**Problem details:** Repeat every line of the listing below exactly, minus the pictures.

■ ■ ■ ■

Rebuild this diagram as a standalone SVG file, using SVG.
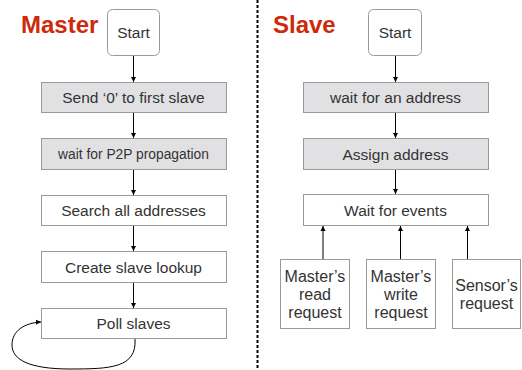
<svg xmlns="http://www.w3.org/2000/svg" width="522" height="370" viewBox="0 0 522 370">
<defs>
<marker id="ah" markerWidth="6" markerHeight="6" refX="5" refY="3" orient="auto" markerUnits="userSpaceOnUse">
<path d="M0,0.5 L5,3 L0,5.5 Z" fill="#000"/>
</marker>
<style>
.t{font-family:"Liberation Sans",Arial,sans-serif;font-size:15.5px;fill:#333;text-anchor:middle}
.s{font-size:13.8px}
.b{font-size:16px}
.h{font-family:"Liberation Sans",Arial,sans-serif;font-size:24px;font-weight:bold;fill:#cc2a0a}
.g{fill:#e1e1e3;stroke:#9a9a9a;stroke-width:1}
.w{fill:#fff;stroke:#9a9a9a;stroke-width:1}
.c{fill:none;stroke:#000;stroke-width:1;marker-end:url(#ah)}
</style>
</defs>
<rect width="522" height="370" fill="#fff"/>
<line x1="257.5" y1="0" x2="257.5" y2="370" stroke="#000" stroke-width="2" stroke-dasharray="3,2"/>
<text class="h" x="21" y="33">Master</text>
<text class="h" x="273" y="33">Slave</text>
<g id="m_start"><rect class="w" x="107.5" y="9.5" width="52" height="46" rx="5"/><text class="t" x="133.5" y="38">Start</text></g>
<g id="m_send"><rect class="g" x="41.5" y="82.5" width="185" height="30"/><text class="t" x="133.5" y="103">Send ‘0’ to first slave</text></g>
<g id="m_wait"><rect class="g" x="41.5" y="138.5" width="185" height="31"/><text class="t s" x="133.5" y="159">wait for P2P propagation</text></g>
<g id="m_search"><rect class="w" x="41.5" y="195.5" width="185" height="30"/><text class="t" x="133.5" y="216">Search all addresses</text></g>
<g id="m_create"><rect class="w" x="41.5" y="251.5" width="185" height="31"/><text class="t" x="133.5" y="272.5">Create slave lookup</text></g>
<g id="m_poll"><rect class="w" x="41.5" y="308.5" width="185" height="30"/><text class="t" x="133.5" y="329">Poll slaves</text></g>
<g id="s_start"><rect class="w" x="368.5" y="9.5" width="53" height="46" rx="5"/><text class="t" x="395" y="38">Start</text></g>
<g id="s_wait"><rect class="g" x="303.5" y="82.5" width="185" height="30"/><text class="t" x="395.5" y="103">wait for an address</text></g>
<g id="s_assign"><rect class="g" x="303.5" y="138.5" width="185" height="31"/><text class="t" x="395.5" y="159.5">Assign address</text></g>
<g id="s_events"><rect class="w" x="303.5" y="194.5" width="185" height="31"/><text class="t" x="395.5" y="215.5">Wait for events</text></g>
<g id="s_read"><rect class="w" x="280.5" y="259.5" width="69" height="69"/><text class="t b" x="315" y="282">Master’s<tspan x="315" y="300">read</tspan><tspan x="315" y="318">request</tspan></text></g>
<g id="s_write"><rect class="w" x="366.5" y="259.5" width="69" height="69"/><text class="t b" x="401" y="282">Master’s<tspan x="401" y="300">write</tspan><tspan x="401" y="318">request</tspan></text></g>
<g id="s_sensor"><rect class="w" x="452.5" y="259.5" width="68" height="69"/><text class="t b" x="486.5" y="291">Sensor’s<tspan x="486.5" y="309">request</tspan></text></g>
<g id="connectors">
<line class="c" x1="133.5" y1="56" x2="133.5" y2="82"/>
<line class="c" x1="133.5" y1="113" x2="133.5" y2="138"/>
<line class="c" x1="133.5" y1="170" x2="133.5" y2="195"/>
<line class="c" x1="133.5" y1="226" x2="133.5" y2="251"/>
<line class="c" x1="133.5" y1="283" x2="133.5" y2="308"/>
<path class="c" d="M135,339 C137,368 110,369 70,369 C30,369 12,360 12,345 C12,331 24,323 41,322"/>
<line class="c" x1="395.5" y1="56" x2="395.5" y2="82"/>
<line class="c" x1="395.5" y1="113" x2="395.5" y2="138"/>
<line class="c" x1="395.5" y1="170" x2="395.5" y2="194"/>
<line class="c" x1="323" y1="259" x2="323" y2="226"/>
<line class="c" x1="400.5" y1="259" x2="400.5" y2="226"/>
<line class="c" x1="467.5" y1="259" x2="467.5" y2="226"/>
</g>
</svg>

■ ■ ■ ■

**Task response:**
Rebuild this diagram as a standalone SVG file, using SVG.
<svg xmlns="http://www.w3.org/2000/svg" width="522" height="370" viewBox="0 0 522 370">
<defs>
<marker id="ah" markerWidth="6" markerHeight="6" refX="5" refY="3" orient="auto" markerUnits="userSpaceOnUse">
<path d="M0,0.5 L5,3 L0,5.5 Z" fill="#000"/>
</marker>
<style>
.t{font-family:"Liberation Sans",Arial,sans-serif;font-size:15.5px;fill:#333;text-anchor:middle}
.s{font-size:13.8px}
.b{font-size:16px}
.h{font-family:"Liberation Sans",Arial,sans-serif;font-size:24px;font-weight:bold;fill:#cc2a0a}
.g{fill:#e1e1e3;stroke:#9a9a9a;stroke-width:1}
.w{fill:#fff;stroke:#9a9a9a;stroke-width:1}
.c{fill:none;stroke:#000;stroke-width:1;marker-end:url(#ah)}
</style>
</defs>
<rect width="522" height="370" fill="#fff"/>
<line x1="257.5" y1="0" x2="257.5" y2="370" stroke="#000" stroke-width="2" stroke-dasharray="3,2"/>
<text class="h" x="21" y="33">Master</text>
<text class="h" x="273" y="33">Slave</text>
<g id="m_start"><rect class="w" x="107.5" y="9.5" width="52" height="46" rx="5"/><text class="t" x="133.5" y="38">Start</text></g>
<g id="m_send"><rect class="g" x="41.5" y="82.5" width="185" height="30"/><text class="t" x="133.5" y="103">Send ‘0’ to first slave</text></g>
<g id="m_wait"><rect class="g" x="41.5" y="138.5" width="185" height="31"/><text class="t s" x="133.5" y="159">wait for P2P propagation</text></g>
<g id="m_search"><rect class="w" x="41.5" y="195.5" width="185" height="30"/><text class="t" x="133.5" y="216">Search all addresses</text></g>
<g id="m_create"><rect class="w" x="41.5" y="251.5" width="185" height="31"/><text class="t" x="133.5" y="272.5">Create slave lookup</text></g>
<g id="m_poll"><rect class="w" x="41.5" y="308.5" width="185" height="30"/><text class="t" x="133.5" y="329">Poll slaves</text></g>
<g id="s_start"><rect class="w" x="368.5" y="9.5" width="53" height="46" rx="5"/><text class="t" x="395" y="38">Start</text></g>
<g id="s_wait"><rect class="g" x="303.5" y="82.5" width="185" height="30"/><text class="t" x="395.5" y="103">wait for an address</text></g>
<g id="s_assign"><rect class="g" x="303.5" y="138.5" width="185" height="31"/><text class="t" x="395.5" y="159.5">Assign address</text></g>
<g id="s_events"><rect class="w" x="303.5" y="194.5" width="185" height="31"/><text class="t" x="395.5" y="215.5">Wait for events</text></g>
<g id="s_read"><rect class="w" x="280.5" y="259.5" width="69" height="69"/><text class="t b" x="315" y="282">Master’s<tspan x="315" y="300">read</tspan><tspan x="315" y="318">request</tspan></text></g>
<g id="s_write"><rect class="w" x="366.5" y="259.5" width="69" height="69"/><text class="t b" x="401" y="282">Master’s<tspan x="401" y="300">write</tspan><tspan x="401" y="318">request</tspan></text></g>
<g id="s_sensor"><rect class="w" x="452.5" y="259.5" width="68" height="69"/><text class="t b" x="486.5" y="291">Sensor’s<tspan x="486.5" y="309">request</tspan></text></g>
<g id="connectors">
<line class="c" x1="133.5" y1="56" x2="133.5" y2="82"/>
<line class="c" x1="133.5" y1="113" x2="133.5" y2="138"/>
<line class="c" x1="133.5" y1="170" x2="133.5" y2="195"/>
<line class="c" x1="133.5" y1="226" x2="133.5" y2="251"/>
<line class="c" x1="133.5" y1="283" x2="133.5" y2="308"/>
<path class="c" d="M135,339 C137,368 110,369 70,369 C30,369 12,360 12,345 C12,331 24,323 41,322"/>
<line class="c" x1="395.5" y1="56" x2="395.5" y2="82"/>
<line class="c" x1="395.5" y1="113" x2="395.5" y2="138"/>
<line class="c" x1="395.5" y1="170" x2="395.5" y2="194"/>
<line class="c" x1="323" y1="259" x2="323" y2="226"/>
<line class="c" x1="400.5" y1="259" x2="400.5" y2="226"/>
<line class="c" x1="467.5" y1="259" x2="467.5" y2="226"/>
</g>
</svg>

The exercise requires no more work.